Für Lindner und die FDP ist das ein Drahtseilakt. Einerseits sind sie es, die wie keine zweite Partei in der Ampel aufs Sparen pochen, andererseits haben Bauern bei der Bundestagswahl überproportional oft FDP gewählt. Aktuell liegen die Liberalen bei fünf Prozent in den Umfragen, in diesem Jahr stehen drei Landtagswahlen und eine Europawahl an. Die Landwirte sind mächtig und damit umso wichtiger für die FDP.
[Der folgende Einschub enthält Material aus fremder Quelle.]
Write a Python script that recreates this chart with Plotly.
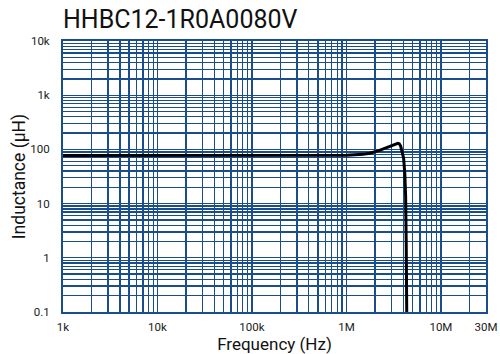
import plotly.graph_objects as go

# Data
freq_hz = [1e3, 1e4, 1e5, 5e5, 1.0e6, 1.5e6, 1.77e6, 2.2e6, 2.55e6, 3.0e6, 3.3e6,
           3.5e6, 3.62e6, 3.75e6, 3.84e6, 3.94e6, 4.03e6, 4.15e6, 4.23e6, 4.29e6, 4.33e6, 4.36e6]
inductance_uh = [77, 77, 77, 77.5, 78, 81, 85, 95, 105, 118, 126,
                 129, 127, 115, 97, 82, 69, 35, 14, 2, 0.1, 0.05]

x_tick_vals = [1e3, 1e4, 1e5, 1e6, 1e7, 3e7]
x_tick_text = ["1k", "10k", "100k", "1M", "10M", "30M"]
y_tick_vals = [0.1, 1, 10, 100, 1e3, 1e4]
y_tick_text = ["0.1", "1", "10", "100", "1k", "10k"]

title_text = "HHBC12-1R0A0080V"
x_title = "Frequency (Hz)"
y_title = "Inductance (μH)"

grid_color = "#1a4d8c"
font_family = "Roboto, 'Liberation Sans', sans-serif"

# grid line positions: decades + 2..9 minors
def minor_grid(lo_exp, hi_exp, upper):
    vals = []
    for e in range(lo_exp, hi_exp + 1):
        for m in range(1, 10):
            v = m * 10 ** e
            if v <= upper * 1.0001:
                vals.append(v)
    return vals

x_grid = minor_grid(3, 7, 3e7)
y_grid = minor_grid(-1, 4, 1e4)

def labels(grid, vals, texts):
    out = []
    for g in grid:
        t = ""
        for v, s in zip(vals, texts):
            if abs(g - v) / v < 1e-6:
                t = s
        out.append(t)
    return out

fig = go.Figure()
fig.add_trace(go.Scatter(
    x=freq_hz, y=inductance_uh, mode="lines",
    line=dict(color="#000000", width=3),
    showlegend=False, hoverinfo="skip", cliponaxis=True,
))

fig.update_layout(
    width=500, height=354,
    margin=dict(l=63, r=14, t=41, b=42),
    paper_bgcolor="white", plot_bgcolor="white",
    font=dict(family=font_family, color="#222222", size=11),
    annotations=[dict(
        text=title_text, xref="paper", yref="paper", x=0, y=1,
        xanchor="left", yanchor="bottom", yshift=5, xshift=-2, showarrow=False,
        font=dict(size=25, color="#111111", family=font_family),
    )],
)

fig.update_xaxes(
    type="log", range=[3, 7.47712], automargin=False,
    tickmode="array", tickvals=x_grid, ticktext=labels(x_grid, x_tick_vals, x_tick_text),
    showgrid=True, gridcolor=grid_color, gridwidth=1.3,
    showline=True, linecolor=grid_color, linewidth=2, mirror=True,
    ticks="", zeroline=False, ticklabelstandoff=3,
    tickfont=dict(size=11.5, color="#1a1a1a"),
    title=dict(text=x_title, font=dict(size=17, color="#111111"), standoff=0),
)
fig.update_yaxes(
    type="log", range=[-1, 4], automargin=False,
    tickmode="array", tickvals=y_grid, ticktext=labels(y_grid, y_tick_vals, y_tick_text),
    showgrid=True, gridcolor=grid_color, gridwidth=1.3,
    showline=True, linecolor=grid_color, linewidth=2, mirror=True,
    ticks="", zeroline=False, ticklabelstandoff=9,
    tickfont=dict(size=11.5, color="#1a1a1a"),
    title=dict(text=y_title, font=dict(size=17.5, color="#111111"), standoff=0),
)

fig.write_html(
    "out.html",
    config={"displayModeBar": False, "staticPlot": True},
    post_script="document.body.style.margin='0';document.body.style.padding='0';",
)
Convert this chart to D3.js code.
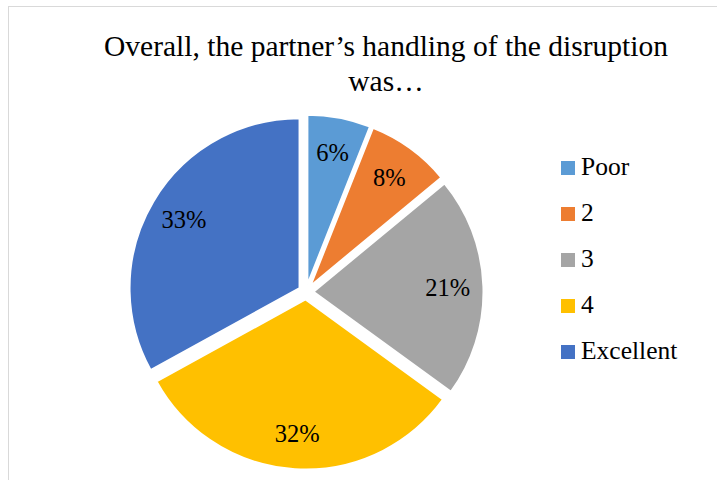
<!DOCTYPE html>
<html>
<head>
<meta charset="utf-8">
<script src="https://cdn.jsdelivr.net/npm/d3@7"></script>
</head>
<body style="margin:0">
<svg id="chart" width="717" height="480"></svg>
<script>
// Survey answers: share of respondents per rating
const categories = ["Poor", "2", "3", "4", "Excellent"];
const values = [6, 8, 21, 32, 33];
const colors = ["#5B9BD5", "#ED7D31", "#A5A5A5", "#FFC000", "#4472C4"];
const titleLines = ["Overall, the partner\u2019s handling of the disruption", "was\u2026"];

const FONT = "'Liberation Serif', Tinos, 'Times New Roman', FreeSerif, serif";
const svg = d3.select("#chart");

// chart frame (only its left and top edges fall inside the view)
svg.append("rect")
  .attr("x", 8.5).attr("y", 6.5)
  .attr("width", 900).attr("height", 700)
  .attr("fill", "#fff")
  .attr("stroke", "#d9d9d9")
  .attr("stroke-width", 1);

// two-line title
titleLines.forEach((line, i) => {
  svg.append("text")
    .attr("x", 386)
    .attr("y", 56 + i * 35)
    .attr("text-anchor", "middle")
    .style("font-family", FONT)
    .style("font-size", "29.5px")
    .attr("fill", "#000")
    .text(line);
});

// exploded pie
const cx = 306, cy = 292, R = 170, explode = 7.5;
const pie = d3.pie().sort(null).value(d => d.value);
const arcs = pie(categories.map((c, i) => ({ cat: c, value: values[i], color: colors[i] })));
const arc = d3.arc().innerRadius(0).outerRadius(R);
const total = d3.sum(values);

const mid = d => (d.startAngle + d.endAngle) / 2;
const offset = (d, r) => [Math.sin(mid(d)) * r, -Math.cos(mid(d)) * r];

const slices = svg.append("g").attr("transform", `translate(${cx},${cy})`);

const slice = slices.selectAll("g.slice")
  .data(arcs)
  .join("g")
  .attr("class", "slice")
  .attr("transform", d => {
    const [dx, dy] = offset(d, explode);
    return `translate(${dx},${dy})`;
  });

slice.append("path")
  .attr("d", arc)
  .attr("fill", d => d.data.color)
  .attr("stroke", "#fff")
  .attr("stroke-width", 2)
  .attr("stroke-linejoin", "miter");

// percentage labels inside each slice
const labelR = R * 0.79;
slice.append("text")
  .attr("x", d => offset(d, labelR)[0])
  .attr("y", d => offset(d, labelR)[1])
  .attr("text-anchor", "middle")
  .attr("dy", "0.34em")
  .style("font-family", FONT)
  .style("font-size", "24.5px")
  .attr("fill", "#000")
  .text(d => `${Math.round(d.data.value / total * 100)}%`);

// legend
const legend = svg.append("g").attr("transform", "translate(561,161)");
const row = legend.selectAll("g")
  .data(categories)
  .join("g")
  .attr("transform", (d, i) => `translate(0,${i * 46})`);

row.append("rect")
  .attr("width", 14).attr("height", 14)
  .attr("fill", (d, i) => colors[i]);

row.append("text")
  .attr("x", 20)
  .attr("y", 14)
  .style("font-family", FONT)
  .style("font-size", "25.5px")
  .attr("fill", "#000")
  .text(d => d);
</script>
</body>
</html>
Gegen 11.45 Uhr kommt Lindner bei den Bauern an, eine gute halbe Stunde muss er warten. Ein Vorredner sagt, es sei nicht in Ordnung, wenn man jemandem Schläge androhe und dann von dem verlange, dass er sich freuen solle, wenn die Schläge doch nicht kämen. So etwas muss sich Lindner anhören.

Es hat 3 Grad Celsius in Berlin, über der Stadt fällt Schneeregen. Als er schließlich ans Mikrofon tritt, dunkle Allwetterjacke, grober Strickschal, erzählt er erst einmal von sich: „Ich bin schon fertig, wenn ich den Pferdestall nur einmal ausgemistet habe.“ Er wisse, wie viel körperliche Arbeit es auf dem Land gebe. Er hätte auch gleich sagen können: Ich verstehe euch.